Large input files for each channel

UCDuan · February 11, 2022, 8:18pm

Hi all,
I’m trying to train a NN with multiple channels as inputs. Each channel is approximately 6 GB. It works when I only use 5 channels but failed with 8 channels because of the memory limit. The code for my dataset is the following:

n_features = len(forcings)
f_data = xa.open_dataarray(path+forcings[0]+'.nc')
self.x_d = np.zeros((
    f_data.shape[0], n_features, f_data.shape[1], f_data.shape[2]))
for i, forcing in enumerate(tqdm(forcings, desc='Forcings')):
    f_data = xa.open_dataarray(path+forcing+'.nc').data
    print(forcing, ' loaded')
    f_data[np.isnan(f_data)] = 0
    self.x_d[:, i] = f_data
    del f_data
self.x_d, self.y_d = torch.from_numpy(self.x_d.astype('float32')), \
            torch.from_numpy((self.y_d.astype('float32')))

And getitem is simple:

def __getitem__(self, index):
    return self.x_d[index], self.x_s, self.y_d[index]

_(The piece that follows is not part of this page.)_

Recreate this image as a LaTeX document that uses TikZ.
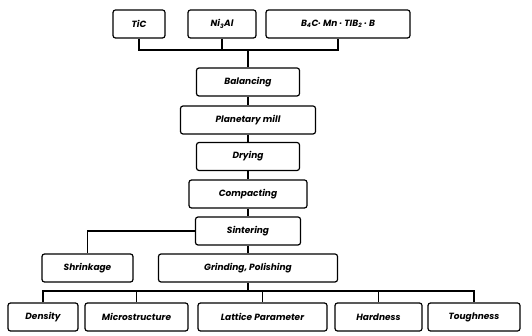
\documentclass[tikz,border=0pt]{standalone}
\usepackage{fontspec}
\setmainfont{Poppins}
\begin{document}
\begin{tikzpicture}[x=1pt,y=-1pt,
  box/.style={draw=black,line width=1.2pt,rounded corners=2.5pt,minimum height=28pt,inner sep=0pt,font=\fontsize{9}{10}\selectfont\bfseries\itshape},
  conn/.style={draw=black,line width=1.2pt}]
\useasboundingbox[fill=white] (0,0) rectangle (532,336);
% top row
\node[box,minimum width=52pt] (tic) at (139,24) {TiC};
\node[box,minimum width=68pt] (ni) at (222,24) {Ni\textsubscript{3}Al};
\node[box,minimum width=144pt] (b4c) at (338,24) {B\textsubscript{4}C· Mn · TIB\textsubscript{2} · B};
\coordinate (jt) at (248,50);
% stack
\node[box,minimum width=103pt] (bal) at (248,82) {Balancing};
\node[box,minimum width=135pt] (pm) at (248,120) {Planetary mill};
\node[box,minimum width=103pt] (dry) at (248,156.5) {Drying};
\node[box,minimum width=118pt] (comp) at (248,194) {Compacting};
\node[box,minimum width=105pt] (sint) at (248,231) {Sintering};
\node[box,minimum width=91pt] (shr) at (87.5,268) {Shrinkage};
\node[box,minimum width=179pt] (grind) at (248,268) {Grinding, Polishing};
\coordinate (jb) at (248,291);
% bottom row
\node[box,minimum width=70pt] (den) at (43,317) {Density};
\node[box,minimum width=103pt] (mic) at (136.5,317) {Microstructure};
\node[box,minimum width=129pt] (lat) at (262.5,317) {Lattice Parameter};
\node[box,minimum width=87pt] (har) at (378.5,317) {Hardness};
\node[box,minimum width=92pt] (tou) at (474,317) {Toughness};
% connectors
\draw[conn] (tic.south) |- (jt) -| (b4c.south);
\draw[conn] (ni.south) -- (ni.south |- jt);
\draw[conn] (jt) -- (bal.north);
\draw[conn] (bal) -- (pm);
\draw[conn] (pm) -- (dry);
\draw[conn] (dry) -- (comp);
\draw[conn] (comp) -- (sint);
\draw[conn] (sint.west) -| (shr.north);
\draw[conn] (sint) -- (grind);
\draw[conn] (grind.south) -- (jb);
\draw[conn] (den.north) |- (jb) -| (tou.north);
\draw[conn] (mic.north) -- (mic.north |- jb);
\draw[conn] (lat.north) -- (lat.north |- jb);
\draw[conn] (har.north) -- (har.north |- jb);
\end{tikzpicture}
\end{document}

Is it possible to do a ‘lazy’ loading with different channels? And is there any way to speed up the io process? For the first four channels, it takes 30 s to load one channel and the time increases to 15 mins for the rest channels.

Thanks!

nivek · February 14, 2022, 4:13pm

It is possible to lazily load your data using torch.utils.data.IterableDataset, you can find the documentation here. You should be able to write a __iter__ method that opens all the files and yield one tuple of (x_d, x_s, y_d) at a time.

You can also use IterDataPipe from the TorchData library, but do note that the project is still in the prototype stage (will be in beta soon).

UCDuan · March 1, 2022, 5:07pm

Thanks! I have checked IterableDataset and it works for me. I have put the IO process in the __iter__ method. I assume we cannot avoid this I/O slowdown during the training right?